With his eccentric but unique perspective of art and the fame and wealth he has garnered through his artistic endeavors, Warhol began his career as a filmmaker in the 1960s. James pointed out that “a general distinction between an early Warhol and a late Warhol can be elaborated in both formal and biographical terms” (James, 63). Warhol’s cinematic works progressively assimilated to the Hollywood cinema marked by the evolution of technological components towards greater sophistication, the transition from small-scale showcases to public exhibitions, and a shift in the films’ form toward a narrative-driven structure. “Two most polemically opposed modes of production of the time—the underground and the industry” got blended and further unified in Warhol’s films (James, 63). Inevitably, the discrepancy between his creations and the contemporary Avant-Garde films and “lacked any Brechtian engagement with the political functions of the mass media” aroused criticism from the underground (James, 66). In terms of dissecting Warhol’s films, James argued that “what distinguishes Warhol from his predecessors and successors is his disinterest in moral or narrative inflection”—he drew no boundaries between high art and street art, and the mainstream and underground (James, 67).

James then went on to delve into three major themes Warhol tried to address in his works—“an investigation of the process of being photographed and of being made the object of film; the construction and fragmentation of artificial selves by means of roles appropriated from film history or metaphorically related in some other way to Hollywood; the representation of exhibitionism and spectatorship in the narratives of feature films which themselves approach Hollywood’s formal and economic terrain” and analyzed how these themes manifested in various Warhol’s famous works such as The Chelsea Girls (1966, Warhol)(James, 68).  

I perceive this article as an introductory, expository essay on Andy Warhol as James wrote in a relatively loose structure.

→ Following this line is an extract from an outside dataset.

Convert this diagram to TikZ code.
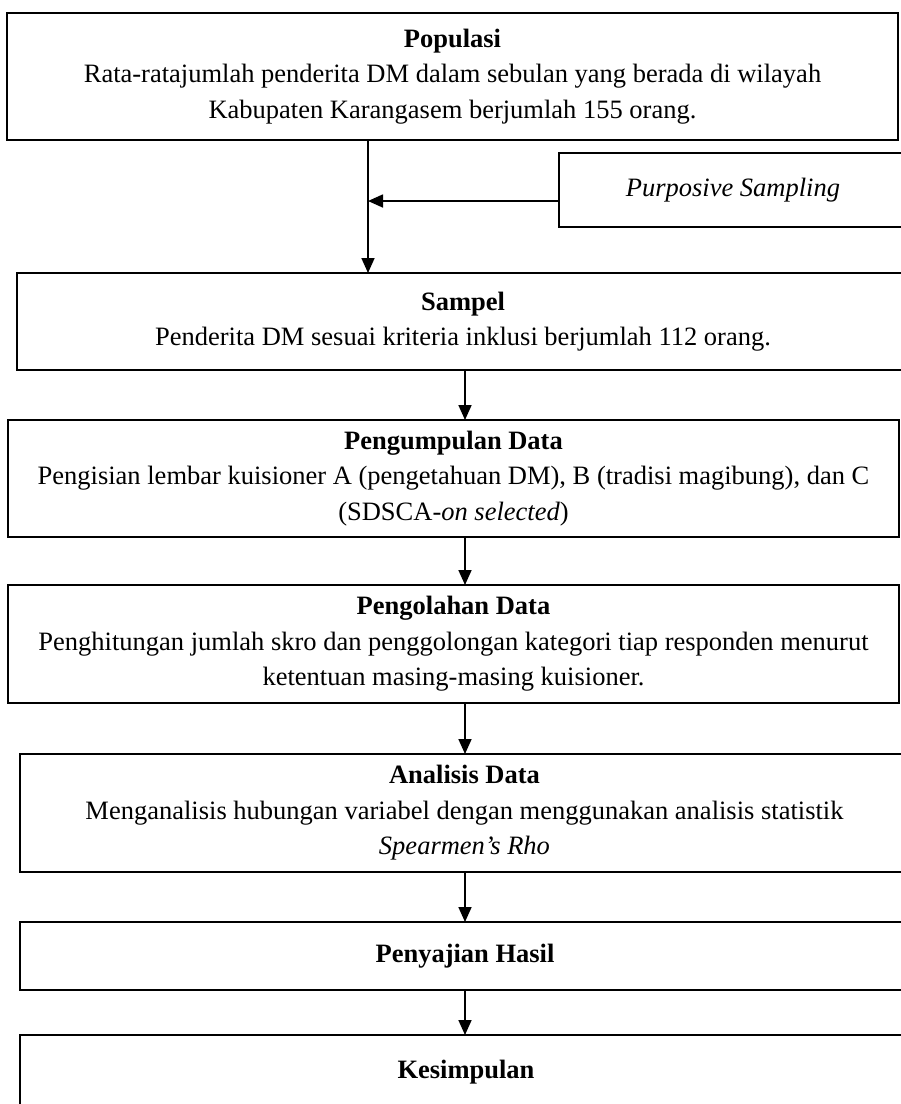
\documentclass[tikz,border=0pt]{standalone}
\usepackage{fontspec}
\setmainfont{Liberation Serif}
\usetikzlibrary{arrows.meta}
\tikzset{
  box/.style={draw, line width=2.6pt, inner sep=0pt, outer sep=0pt, align=center,
    font=\fontsize{26.5}{35.5}\selectfont},
  conn/.style={draw, line width=1.7pt, -{Triangle[length=15pt,width=13pt]}}
}
\begin{document}
\begin{tikzpicture}[x=1pt,y=-1pt]
\useasboundingbox (0,0) rectangle (901,1104);
\clip (0,0) rectangle (901,1104);
\coordinate (jx) at (368,0);
\coordinate (mx) at (465,0);
\node[box, minimum width=891pt, minimum height=127pt] (pop) at (452.5,76.5)
  {\textbf{Populasi}\\Rata-ratajumlah penderita DM dalam sebulan yang berada di wilayah\\Kabupaten Karangasem berjumlah 155 orang.};
\node[box, minimum width=348pt, minimum height=74pt] (purp) at (733,190)
  {\textit{Purposive Sampling}};
\node[box, minimum width=892pt, minimum height=97pt] (samp) at (463,321.5)
  {\textbf{Sampel}\\Penderita DM sesuai kriteria inklusi berjumlah 112 orang.};
\node[box, minimum width=891pt, minimum height=117pt] (kump) at (453.5,478.5)
  {\textbf{Pengumpulan Data}\\Pengisian lembar kuisioner A (pengetahuan DM), B (tradisi magibung), dan C\\(SDSCA-\textit{on selected})};
\node[box, minimum width=891pt, minimum height=118pt] (olah) at (453.5,644)
  {\textbf{Pengolahan Data}\\Penghitungan jumlah skro dan penggolongan kategori tiap responden menurut\\ketentuan masing-masing kuisioner.};
\node[box, minimum width=889pt, minimum height=118pt] (anal) at (464.5,813)
  {\textbf{Analisis Data}\\Menganalisis hubungan variabel dengan menggunakan analisis statistik\\\textit{Spearmen’s Rho}};
\node[box, minimum width=890pt, minimum height=68pt] (saji) at (465,956)
  {\textbf{Penyajian Hasil}};
\node[box, minimum width=892pt, minimum height=75pt] (kes) at (466,1072.5)
  {\textbf{Kesimpulan}};
\draw[conn] (pop.south -| jx) -- (samp.north -| jx);
\draw[conn] ([yshift=-11pt]purp.west) -- ([yshift=-11pt]purp.west -| jx);
\draw[conn] (samp.south -| mx) -- (kump.north -| mx);
\draw[conn] (kump.south -| mx) -- (olah.north -| mx);
\draw[conn] (olah.south -| mx) -- (anal.north -| mx);
\draw[conn] (anal.south -| mx) -- (saji.north -| mx);
\draw[conn] (saji.south -| mx) -- (kes.north -| mx);
\end{tikzpicture}
\end{document}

The major takeaway for me is that different from lots of experimental filmmakers, Warhol didn’t resist mainstream art/cinema—in fact, he embraced the idea of commodity and popularity and often mingled them with his works. My questions arising from this article are: (1) James mentioned that Warhol began to delegate a substantial portion of responsibility to others in the production of some late films (James, 64). Wouldn’t this be in contrast with Camper’s idea that “an experimental film is created by one person, or occasionally a small group collectively” (Camper, 2)? What were some responses from the underground filmmaker community? (2) James described Warhol’s cinema as “his is thus a meta-cinema, an inquiry into the mechanisms of the inscription of the individual into the apparatus and into the way such inscription has been historically organized” (James, 68). How should we interpret the sentence?